Saturday, April 11, 2009

`Completely Accurate Description'

“I do not understand the nature of the satisfaction a completely accurate description or imitation of anything at all can give, but apparently in order to produce it the description or imitation must be brief, or compact, and have at least the effect of being spontaneous.”

This is Elizabeth Bishop, one of the masters of the sort of verbal description she describes. The occasion is “As We Like It: Miss Moore and the Delight of Imitation” (1948), in which she celebrates one of the seldom-noted joys of reading. Bishop writes of her beloved mentor, Marianne Moore, and cites examples from Shakespeare and Hopkins (“Star-eyed strawberry breasted / Throstle…”).

Someone ought to edit an anthology of such passages devoted to the observable world. Bishop is right to add “at least the effect of being spontaneous.” If such a description appears labored or mannered or just goes on too long, it feels self-conscious and even self-congratulatory, and one’s attention shifts from the description and its aptness to the writer of purple prose. Flowery words can’t render flowers; disciplined eyes and ears can. Thoreau did it 10,000 times in prose and almost never in poetry. This is from his journal entry for Sept. 11, 1851 (precisely 150 years before “our” 9/11):

“The grape vines over running & bending down the maples form little arching bowers over the meadow 5 or 6 feet in diameter like parasols or the ladies of the harem.”

And this is John Ruskin at his most painterly, in Fors Clavigera (Letter XXVI):

“The gable end of a barn was mantled with ivy, centuries old, and sparrows made their home in its leafage; an ancient wall, old as the Norman tower at the other end of the town, was rich in gilly-flowers; a wooden shed, with red tiles, was covered by a thriving `tea tree,’ so we called it, which in summer was all blossom, pendant mauve-colored blossoms.”

To cite another Victorian, here is Darwin in The Voyage of the Beagle, describing a toad he observed in Bahia Blanca:

“If we imagine, first, that it had been steeped in the blackest ink, and then, when dry, allowed to crawl over a board, freshly painted with the brightest vermilion, so as to colour the soles of its feet and parts of its stomach, a good idea of its appearance will be gained.”
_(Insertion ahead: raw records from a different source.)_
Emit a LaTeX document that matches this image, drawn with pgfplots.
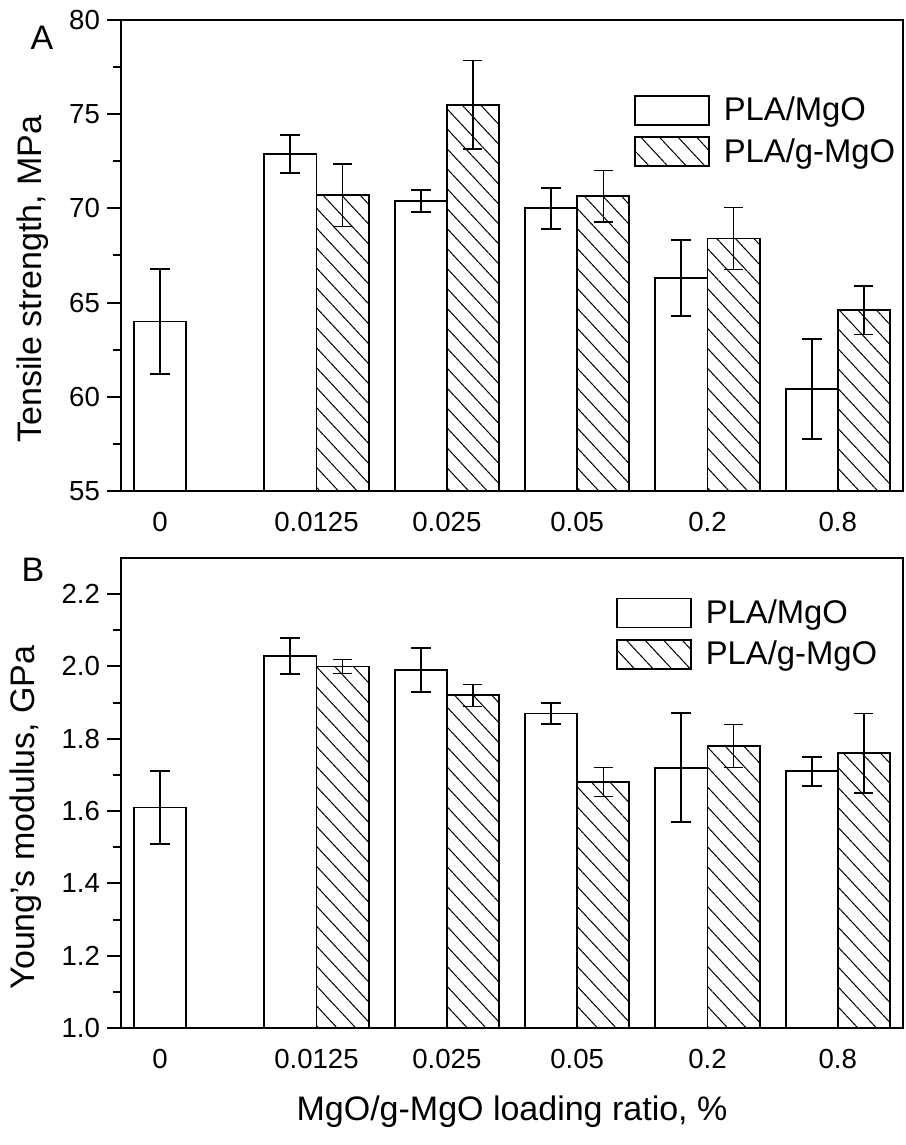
\documentclass[border=0pt]{standalone}
\usepackage{fontspec}
\setmainfont{Liberation Sans}
\usepackage{pgfplots}
\pgfplotsset{compat=1.18}
\usetikzlibrary{patterns.meta}

\pgfplotsset{
  myaxis/.style={
    scale only axis, width=391pt,
    xmin=-0.5, xmax=5.5,
    xtick={-0.2,1,2,3,4,5},
    xticklabels={0,0.0125,0.025,0.05,0.2,0.8},
    x tick style={draw=none},
    ytick pos=left,
    tick align=outside,
    major tick length=7pt, minor tick length=4pt,
    minor y tick num=1,
    axis line style={line width=1pt},
    every tick/.append style={line width=1pt, black},
    tick label style={font=\fontsize{13.8}{16}\selectfont},
    label style={font=\fontsize{17}{20}\selectfont},
    /pgf/number format/assume math mode=true,
    clip mode=individual,
    legend image code/.code={\draw[#1] (0pt,-7.25pt) rectangle (37pt,7.25pt);},
    legend style={draw=none, fill=none, inner sep=0pt, outer sep=0pt, anchor=north west,
      font=\fontsize{16.4}{19}\selectfont, row sep=3.3pt,
      /tikz/every odd column/.append style={column sep=5pt}},
    legend cell align=left,
  },
  whitebar/.style={ybar, bar width=0.4, bar shift=0pt, draw=black, fill=white, line width=0.9pt,
    error bars/.cd, y dir=both, y explicit,
    error bar style={line width=1pt, black},
    error mark options={rotate=90, mark size=5pt, line width=1pt, black}},
  hatchbar/.style={ybar, bar width=0.4, bar shift=0pt, draw=black, line width=0.9pt,
    pattern={Lines[angle=-47, distance=6.8pt, line width=0.5pt]}, pattern color=black,
    error bars/.cd, y dir=both, y explicit,
    error bar style={line width=0.65pt, black},
    error mark options={rotate=90, mark size=4.75pt, line width=0.65pt, black}},
}

\begin{document}
\begin{tikzpicture}
\begin{axis}[myaxis, name=top, at={(0,0)}, anchor=south west,
  height=235.5pt,
  ymin=55, ymax=80, ytick={55,60,...,80},
  ylabel={Tensile strength, MPa},
  ylabel style={at={(axis description cs:-0.113,0.45)}, anchor=center},
  legend style={at={(axis description cs:0.656,0.845)}},
]
\addplot[whitebar] coordinates {
  (-0.2,64.0) +- (0,2.8)
  (0.8,72.9) +- (0,1.0)
  (1.8,70.4) +- (0,0.6)
  (2.8,70.0) +- (0,1.1)
  (3.8,66.3) +- (0,2.0)
  (4.8,60.4) +- (0,2.65)
};
\addlegendentry{PLA/MgO}
\addplot[hatchbar] coordinates {
  (1.2,70.7) +- (0,1.65)
  (2.2,75.5) +- (0,2.35)
  (3.2,70.65) +- (0,1.37)
  (4.2,68.4) +- (0,1.66)
  (5.2,64.6) +- (0,1.28)
};
\addlegendentry{PLA/g-MgO}
\node[font=\fontsize{17}{20}\selectfont] at (axis description cs:-0.101,0.962) {A};
\end{axis}

\begin{axis}[myaxis, name=bottom, at={(0,-33.5pt)}, anchor=north west,
  height=235pt,
  ymin=1.0, ymax=2.3, ytick={1.0,1.2,...,2.2},
  yticklabel style={/pgf/number format/.cd, fixed, fixed zerofill, precision=1},
  ylabel={Young's modulus, GPa},
  ylabel style={at={(axis description cs:-0.122,0.448)}, anchor=center},
  xlabel={MgO/g-MgO loading ratio, \%},
  xlabel style={at={(axis description cs:0.5,-0.178)}, anchor=center},
  legend style={at={(axis description cs:0.633,0.92)}},
]
\addplot[whitebar] coordinates {
  (-0.2,1.61) +- (0,0.10)
  (0.8,2.03) +- (0,0.05)
  (1.8,1.99) +- (0,0.06)
  (2.8,1.87) +- (0,0.03)
  (3.8,1.72) +- (0,0.15)
  (4.8,1.71) +- (0,0.04)
};
\addlegendentry{PLA/MgO}
\addplot[hatchbar] coordinates {
  (1.2,2.00) +- (0,0.02)
  (2.2,1.92) +- (0,0.03)
  (3.2,1.68) +- (0,0.04)
  (4.2,1.78) +- (0,0.06)
  (5.2,1.76) +- (0,0.11)
};
\addlegendentry{PLA/g-MgO}
\node[font=\fontsize{17}{20}\selectfont] at (axis description cs:-0.1125,0.974) {B};
\end{axis}
\path (-60.5pt,245.5pt) rectangle (392pt,-327pt);
\end{tikzpicture}
\end{document}
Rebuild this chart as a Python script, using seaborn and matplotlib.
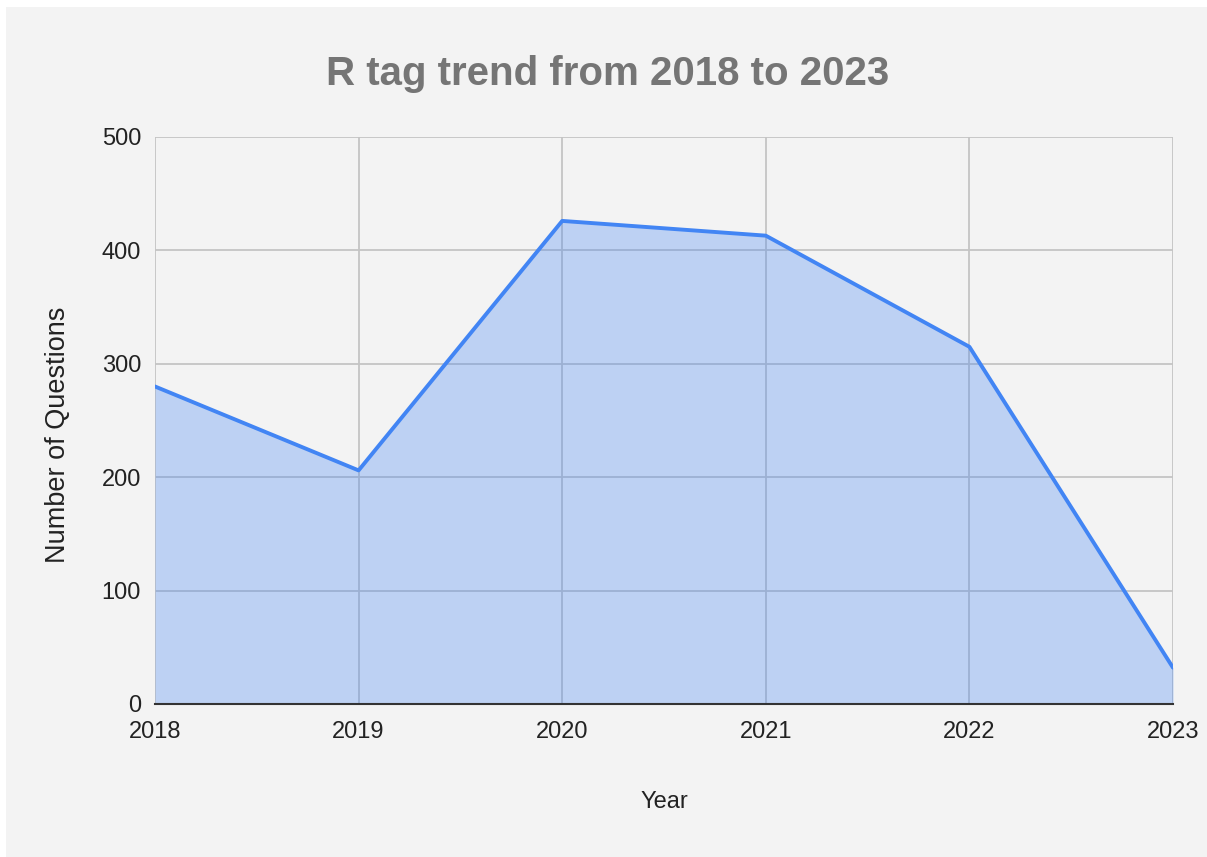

This is from Briggflatts, Basil Bunting’s poem dense with such passages:

“Rime is crisp on the bent,
ruts stone-hard, frost spangles fleece.”

And this from Geoffrey Hill’s “In Ipsley Church Lane 2” (from Without Title):

“Sage-green through olive to oxidized copper,
the rainward stone tower-face. Graveyard
blossom comes off in handfuls – the lilac
turned overnight a rough tobacco brown.”

And, of course, Bishop herself, chosen almost at random from a 1957 story, “The Baptism”:

“The water was muddy, very high, with spots of yellow foam. The sky was solid grey cloud, finely folded, over and over. Flora saw the icy roots of a tree reaching into the river, and the snow-banks yellow like the foam.”

2 comments:

jeff mauvais said...

The naturalist Roger Tory Peterson, author and illustrator of numerous field guides, was a master of descriptive prose. The format of the Peterson Guides -- hundreds of species descriptions, abundant watercolor illustrations, pocket size -- imposed constraints, demanding concision, accuracy, and specificity in his writing. When describing something he couldn't paint -- movement, sounds, behavior -- Peterson sometimes approached the literary. This is his description of the bobolink's music: "Song, in hovering flight and quivering descent, ecstatic and bubbling, starting with low, reedy notes and rollicking upward."

Nige said...

The word 'mauve', when Ruskin used it in the 1870s, would have had the ring of newness as well as rightness; the colour was only named in 1856. How did we get by so long without it?